● **Short exercise**:
Among these lines, how many include "LaTeX"? Answer only with the number.

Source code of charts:
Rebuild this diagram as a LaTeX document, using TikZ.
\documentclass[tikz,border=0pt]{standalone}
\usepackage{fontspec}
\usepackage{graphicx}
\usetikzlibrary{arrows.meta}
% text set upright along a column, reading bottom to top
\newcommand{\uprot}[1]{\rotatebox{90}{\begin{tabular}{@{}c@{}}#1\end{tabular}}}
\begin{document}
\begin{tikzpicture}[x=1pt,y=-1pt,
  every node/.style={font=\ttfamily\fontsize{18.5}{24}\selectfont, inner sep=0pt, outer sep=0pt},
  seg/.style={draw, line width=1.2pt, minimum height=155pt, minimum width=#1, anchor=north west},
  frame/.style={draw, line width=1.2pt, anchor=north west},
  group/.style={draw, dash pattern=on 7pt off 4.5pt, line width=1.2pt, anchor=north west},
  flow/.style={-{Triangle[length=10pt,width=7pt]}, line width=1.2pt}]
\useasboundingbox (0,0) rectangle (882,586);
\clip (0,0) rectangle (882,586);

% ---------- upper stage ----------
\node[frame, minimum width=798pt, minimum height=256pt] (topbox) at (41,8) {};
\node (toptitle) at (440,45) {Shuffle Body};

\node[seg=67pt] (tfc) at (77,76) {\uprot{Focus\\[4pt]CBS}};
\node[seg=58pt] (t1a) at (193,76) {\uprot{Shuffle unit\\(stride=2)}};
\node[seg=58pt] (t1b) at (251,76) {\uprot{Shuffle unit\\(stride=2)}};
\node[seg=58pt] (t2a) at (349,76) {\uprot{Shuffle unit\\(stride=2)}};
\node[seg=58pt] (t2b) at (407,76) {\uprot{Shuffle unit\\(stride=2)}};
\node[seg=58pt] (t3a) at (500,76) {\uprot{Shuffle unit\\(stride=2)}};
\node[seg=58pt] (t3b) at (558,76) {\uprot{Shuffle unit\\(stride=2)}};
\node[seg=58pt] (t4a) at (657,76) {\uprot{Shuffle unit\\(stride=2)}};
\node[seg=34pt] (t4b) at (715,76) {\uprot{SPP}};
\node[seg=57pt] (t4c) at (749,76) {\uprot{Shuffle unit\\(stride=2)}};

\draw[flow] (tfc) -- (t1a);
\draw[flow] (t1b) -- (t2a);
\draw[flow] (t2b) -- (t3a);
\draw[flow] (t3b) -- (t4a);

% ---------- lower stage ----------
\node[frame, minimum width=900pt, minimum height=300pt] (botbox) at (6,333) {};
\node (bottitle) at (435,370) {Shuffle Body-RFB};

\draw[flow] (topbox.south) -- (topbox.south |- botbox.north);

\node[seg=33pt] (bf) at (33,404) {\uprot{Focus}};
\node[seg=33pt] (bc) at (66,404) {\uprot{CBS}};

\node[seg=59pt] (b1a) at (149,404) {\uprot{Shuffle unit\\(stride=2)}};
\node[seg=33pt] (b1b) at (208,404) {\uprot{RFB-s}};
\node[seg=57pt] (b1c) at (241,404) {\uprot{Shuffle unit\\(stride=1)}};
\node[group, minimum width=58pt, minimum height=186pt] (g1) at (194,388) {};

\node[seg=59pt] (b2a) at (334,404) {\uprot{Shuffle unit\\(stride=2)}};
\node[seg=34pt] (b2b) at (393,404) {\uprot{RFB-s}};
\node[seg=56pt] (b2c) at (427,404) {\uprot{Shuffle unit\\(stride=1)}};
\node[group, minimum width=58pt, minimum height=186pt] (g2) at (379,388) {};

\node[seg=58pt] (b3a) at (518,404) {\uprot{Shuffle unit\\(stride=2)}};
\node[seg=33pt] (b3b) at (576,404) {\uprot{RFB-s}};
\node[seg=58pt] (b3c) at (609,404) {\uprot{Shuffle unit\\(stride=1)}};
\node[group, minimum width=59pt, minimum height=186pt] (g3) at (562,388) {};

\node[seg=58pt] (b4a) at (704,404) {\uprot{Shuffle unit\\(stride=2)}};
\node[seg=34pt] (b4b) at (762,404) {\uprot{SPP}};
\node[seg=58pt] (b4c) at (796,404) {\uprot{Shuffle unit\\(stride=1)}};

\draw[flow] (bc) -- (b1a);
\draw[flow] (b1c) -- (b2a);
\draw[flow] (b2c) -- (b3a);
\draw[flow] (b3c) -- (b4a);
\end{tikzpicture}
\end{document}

--

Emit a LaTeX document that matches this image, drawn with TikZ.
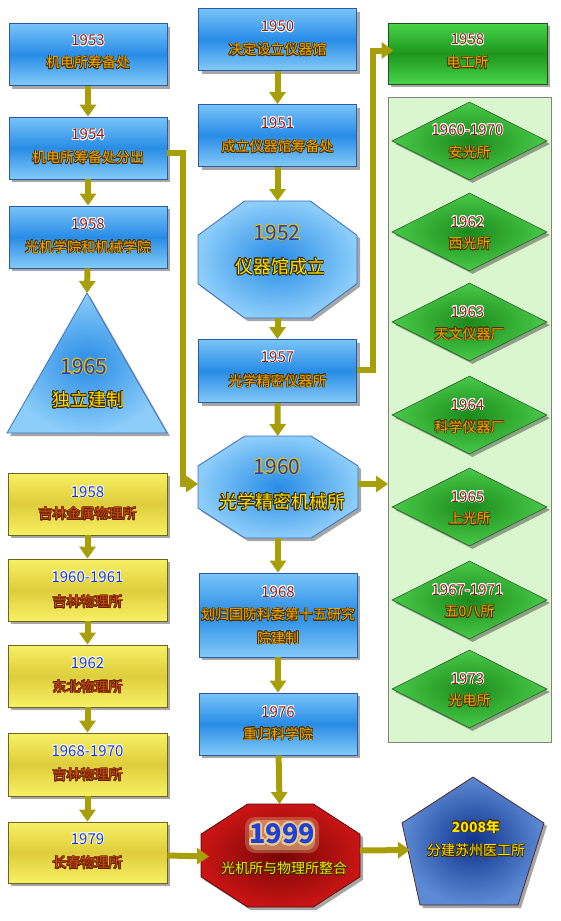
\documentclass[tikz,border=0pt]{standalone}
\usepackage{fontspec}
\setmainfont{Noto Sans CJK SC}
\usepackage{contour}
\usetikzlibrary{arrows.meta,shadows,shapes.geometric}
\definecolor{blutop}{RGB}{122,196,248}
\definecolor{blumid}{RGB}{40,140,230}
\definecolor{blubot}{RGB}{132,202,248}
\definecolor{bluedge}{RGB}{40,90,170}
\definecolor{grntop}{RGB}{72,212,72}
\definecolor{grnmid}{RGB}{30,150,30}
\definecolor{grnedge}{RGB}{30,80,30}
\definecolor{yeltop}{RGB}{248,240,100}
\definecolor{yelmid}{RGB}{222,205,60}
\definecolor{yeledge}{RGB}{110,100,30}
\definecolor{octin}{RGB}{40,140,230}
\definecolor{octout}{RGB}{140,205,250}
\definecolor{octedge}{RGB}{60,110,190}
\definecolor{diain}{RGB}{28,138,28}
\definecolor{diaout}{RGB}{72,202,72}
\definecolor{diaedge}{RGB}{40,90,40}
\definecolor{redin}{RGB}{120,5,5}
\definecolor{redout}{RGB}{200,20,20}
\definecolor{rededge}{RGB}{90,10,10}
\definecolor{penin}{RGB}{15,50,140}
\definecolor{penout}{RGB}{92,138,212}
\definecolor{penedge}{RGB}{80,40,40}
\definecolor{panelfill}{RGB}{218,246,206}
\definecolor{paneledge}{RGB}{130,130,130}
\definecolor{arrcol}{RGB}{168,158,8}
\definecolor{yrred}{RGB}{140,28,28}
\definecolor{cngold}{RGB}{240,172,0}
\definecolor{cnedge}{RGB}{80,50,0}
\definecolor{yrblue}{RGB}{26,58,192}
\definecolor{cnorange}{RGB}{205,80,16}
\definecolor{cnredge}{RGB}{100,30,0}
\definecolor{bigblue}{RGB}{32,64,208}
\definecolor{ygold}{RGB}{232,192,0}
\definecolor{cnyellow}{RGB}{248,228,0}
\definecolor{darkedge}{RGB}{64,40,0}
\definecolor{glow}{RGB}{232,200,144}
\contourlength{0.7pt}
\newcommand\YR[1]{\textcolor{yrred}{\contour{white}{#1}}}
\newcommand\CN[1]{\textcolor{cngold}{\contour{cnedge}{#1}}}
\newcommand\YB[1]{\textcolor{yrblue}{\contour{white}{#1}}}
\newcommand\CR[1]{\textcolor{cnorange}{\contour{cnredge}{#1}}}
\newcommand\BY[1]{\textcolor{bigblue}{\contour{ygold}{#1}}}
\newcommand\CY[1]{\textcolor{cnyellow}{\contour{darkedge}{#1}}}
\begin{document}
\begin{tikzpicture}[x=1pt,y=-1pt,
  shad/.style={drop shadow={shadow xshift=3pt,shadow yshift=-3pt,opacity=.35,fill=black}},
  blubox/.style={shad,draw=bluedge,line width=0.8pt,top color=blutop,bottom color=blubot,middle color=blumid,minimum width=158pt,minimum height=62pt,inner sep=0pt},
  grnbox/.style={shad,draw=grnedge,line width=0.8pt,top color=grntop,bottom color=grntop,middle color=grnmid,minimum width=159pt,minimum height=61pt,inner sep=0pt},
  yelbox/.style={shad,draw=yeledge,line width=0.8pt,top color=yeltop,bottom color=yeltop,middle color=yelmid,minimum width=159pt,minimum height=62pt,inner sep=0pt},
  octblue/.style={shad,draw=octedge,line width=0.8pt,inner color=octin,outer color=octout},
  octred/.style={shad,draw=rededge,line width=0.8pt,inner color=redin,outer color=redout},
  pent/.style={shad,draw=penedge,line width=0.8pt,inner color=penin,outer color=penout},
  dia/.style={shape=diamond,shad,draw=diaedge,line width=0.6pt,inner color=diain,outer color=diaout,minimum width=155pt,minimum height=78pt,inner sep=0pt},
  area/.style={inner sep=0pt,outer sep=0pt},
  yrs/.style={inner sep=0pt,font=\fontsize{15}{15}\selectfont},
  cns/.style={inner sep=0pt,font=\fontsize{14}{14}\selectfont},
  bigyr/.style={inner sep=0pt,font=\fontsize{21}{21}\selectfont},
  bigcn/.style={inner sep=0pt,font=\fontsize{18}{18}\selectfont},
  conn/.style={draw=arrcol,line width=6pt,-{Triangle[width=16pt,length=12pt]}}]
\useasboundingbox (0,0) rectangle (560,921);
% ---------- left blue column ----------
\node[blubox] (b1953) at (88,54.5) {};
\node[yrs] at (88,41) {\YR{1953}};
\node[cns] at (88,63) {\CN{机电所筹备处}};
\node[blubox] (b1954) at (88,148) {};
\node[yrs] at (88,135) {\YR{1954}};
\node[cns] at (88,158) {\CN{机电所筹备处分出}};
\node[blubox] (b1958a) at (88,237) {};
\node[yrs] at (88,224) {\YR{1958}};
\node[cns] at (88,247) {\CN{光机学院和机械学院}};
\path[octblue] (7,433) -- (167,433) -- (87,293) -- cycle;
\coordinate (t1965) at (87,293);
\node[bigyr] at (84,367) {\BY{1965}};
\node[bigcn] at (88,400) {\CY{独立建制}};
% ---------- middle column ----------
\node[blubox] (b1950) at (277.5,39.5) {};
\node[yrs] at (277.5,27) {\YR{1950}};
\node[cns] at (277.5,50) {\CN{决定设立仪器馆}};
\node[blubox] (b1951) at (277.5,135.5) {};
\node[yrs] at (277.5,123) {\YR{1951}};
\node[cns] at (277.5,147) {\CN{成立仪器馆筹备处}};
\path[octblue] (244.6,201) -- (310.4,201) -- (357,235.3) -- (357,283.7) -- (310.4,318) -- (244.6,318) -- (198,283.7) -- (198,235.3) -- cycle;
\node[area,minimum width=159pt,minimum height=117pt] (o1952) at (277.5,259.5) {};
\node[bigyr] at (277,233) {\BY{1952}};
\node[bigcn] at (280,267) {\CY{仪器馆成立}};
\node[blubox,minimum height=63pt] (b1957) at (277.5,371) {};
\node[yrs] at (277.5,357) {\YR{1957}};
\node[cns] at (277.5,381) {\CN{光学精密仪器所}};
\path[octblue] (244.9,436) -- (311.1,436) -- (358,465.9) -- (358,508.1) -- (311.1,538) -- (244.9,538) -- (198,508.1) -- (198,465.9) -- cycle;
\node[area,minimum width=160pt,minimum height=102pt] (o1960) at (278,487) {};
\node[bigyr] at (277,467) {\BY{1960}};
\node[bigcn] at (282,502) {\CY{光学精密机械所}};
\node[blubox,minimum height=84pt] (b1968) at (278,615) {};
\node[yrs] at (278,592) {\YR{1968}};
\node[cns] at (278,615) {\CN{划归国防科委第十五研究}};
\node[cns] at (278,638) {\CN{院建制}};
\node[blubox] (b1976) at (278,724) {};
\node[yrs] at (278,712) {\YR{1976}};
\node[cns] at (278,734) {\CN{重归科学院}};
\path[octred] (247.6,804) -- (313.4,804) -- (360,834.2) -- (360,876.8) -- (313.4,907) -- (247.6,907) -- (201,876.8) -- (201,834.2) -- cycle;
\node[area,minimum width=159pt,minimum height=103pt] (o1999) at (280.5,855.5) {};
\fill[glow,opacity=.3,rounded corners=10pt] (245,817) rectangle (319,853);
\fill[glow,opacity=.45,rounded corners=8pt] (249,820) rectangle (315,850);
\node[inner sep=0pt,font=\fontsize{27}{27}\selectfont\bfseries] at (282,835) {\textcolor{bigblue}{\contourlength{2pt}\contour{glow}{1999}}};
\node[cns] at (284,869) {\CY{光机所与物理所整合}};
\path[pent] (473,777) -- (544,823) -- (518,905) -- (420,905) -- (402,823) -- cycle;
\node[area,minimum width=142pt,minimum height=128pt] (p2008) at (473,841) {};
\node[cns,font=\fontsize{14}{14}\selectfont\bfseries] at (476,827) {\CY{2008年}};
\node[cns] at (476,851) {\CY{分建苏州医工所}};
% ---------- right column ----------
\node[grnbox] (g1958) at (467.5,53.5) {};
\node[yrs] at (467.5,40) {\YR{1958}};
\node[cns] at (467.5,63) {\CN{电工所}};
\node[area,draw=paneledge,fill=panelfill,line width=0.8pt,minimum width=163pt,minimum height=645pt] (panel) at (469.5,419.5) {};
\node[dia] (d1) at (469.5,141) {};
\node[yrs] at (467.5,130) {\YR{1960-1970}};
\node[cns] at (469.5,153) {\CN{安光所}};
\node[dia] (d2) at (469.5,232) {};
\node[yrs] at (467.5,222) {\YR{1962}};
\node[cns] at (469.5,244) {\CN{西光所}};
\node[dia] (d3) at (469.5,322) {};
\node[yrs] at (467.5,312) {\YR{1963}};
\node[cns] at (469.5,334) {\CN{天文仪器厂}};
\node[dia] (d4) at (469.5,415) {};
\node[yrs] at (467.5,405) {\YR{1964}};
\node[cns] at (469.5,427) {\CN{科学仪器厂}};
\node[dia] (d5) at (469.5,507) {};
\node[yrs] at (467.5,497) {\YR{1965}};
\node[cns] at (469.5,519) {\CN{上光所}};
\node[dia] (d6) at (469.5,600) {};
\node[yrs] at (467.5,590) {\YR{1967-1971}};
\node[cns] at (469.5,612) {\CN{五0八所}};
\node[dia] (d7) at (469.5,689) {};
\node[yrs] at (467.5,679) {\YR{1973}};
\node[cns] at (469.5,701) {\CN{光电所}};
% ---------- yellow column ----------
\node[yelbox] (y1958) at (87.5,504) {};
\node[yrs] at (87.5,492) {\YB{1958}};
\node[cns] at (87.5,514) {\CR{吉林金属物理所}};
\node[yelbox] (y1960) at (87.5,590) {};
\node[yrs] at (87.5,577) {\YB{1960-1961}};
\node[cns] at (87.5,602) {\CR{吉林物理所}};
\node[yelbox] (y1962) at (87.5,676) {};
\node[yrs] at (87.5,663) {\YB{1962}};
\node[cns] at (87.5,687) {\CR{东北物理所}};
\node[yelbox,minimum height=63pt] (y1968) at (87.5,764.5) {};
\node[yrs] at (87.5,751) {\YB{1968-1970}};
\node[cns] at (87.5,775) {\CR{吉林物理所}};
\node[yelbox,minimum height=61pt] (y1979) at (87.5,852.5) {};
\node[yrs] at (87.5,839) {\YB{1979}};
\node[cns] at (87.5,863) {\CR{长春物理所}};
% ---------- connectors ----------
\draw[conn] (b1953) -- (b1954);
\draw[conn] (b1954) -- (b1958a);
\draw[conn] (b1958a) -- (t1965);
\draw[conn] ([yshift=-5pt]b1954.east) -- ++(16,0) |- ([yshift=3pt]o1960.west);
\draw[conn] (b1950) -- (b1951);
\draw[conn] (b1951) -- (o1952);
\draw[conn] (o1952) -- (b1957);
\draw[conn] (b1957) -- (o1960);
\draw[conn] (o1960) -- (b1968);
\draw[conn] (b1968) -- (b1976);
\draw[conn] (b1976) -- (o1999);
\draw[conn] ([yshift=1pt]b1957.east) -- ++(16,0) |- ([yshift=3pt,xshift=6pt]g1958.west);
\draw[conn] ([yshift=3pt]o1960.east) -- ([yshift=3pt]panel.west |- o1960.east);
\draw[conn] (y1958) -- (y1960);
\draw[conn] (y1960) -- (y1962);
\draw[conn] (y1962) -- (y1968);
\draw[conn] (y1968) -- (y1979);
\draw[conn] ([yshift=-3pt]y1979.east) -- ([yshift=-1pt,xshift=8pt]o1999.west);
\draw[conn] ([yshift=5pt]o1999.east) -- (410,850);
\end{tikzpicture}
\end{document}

● **Task result**:
2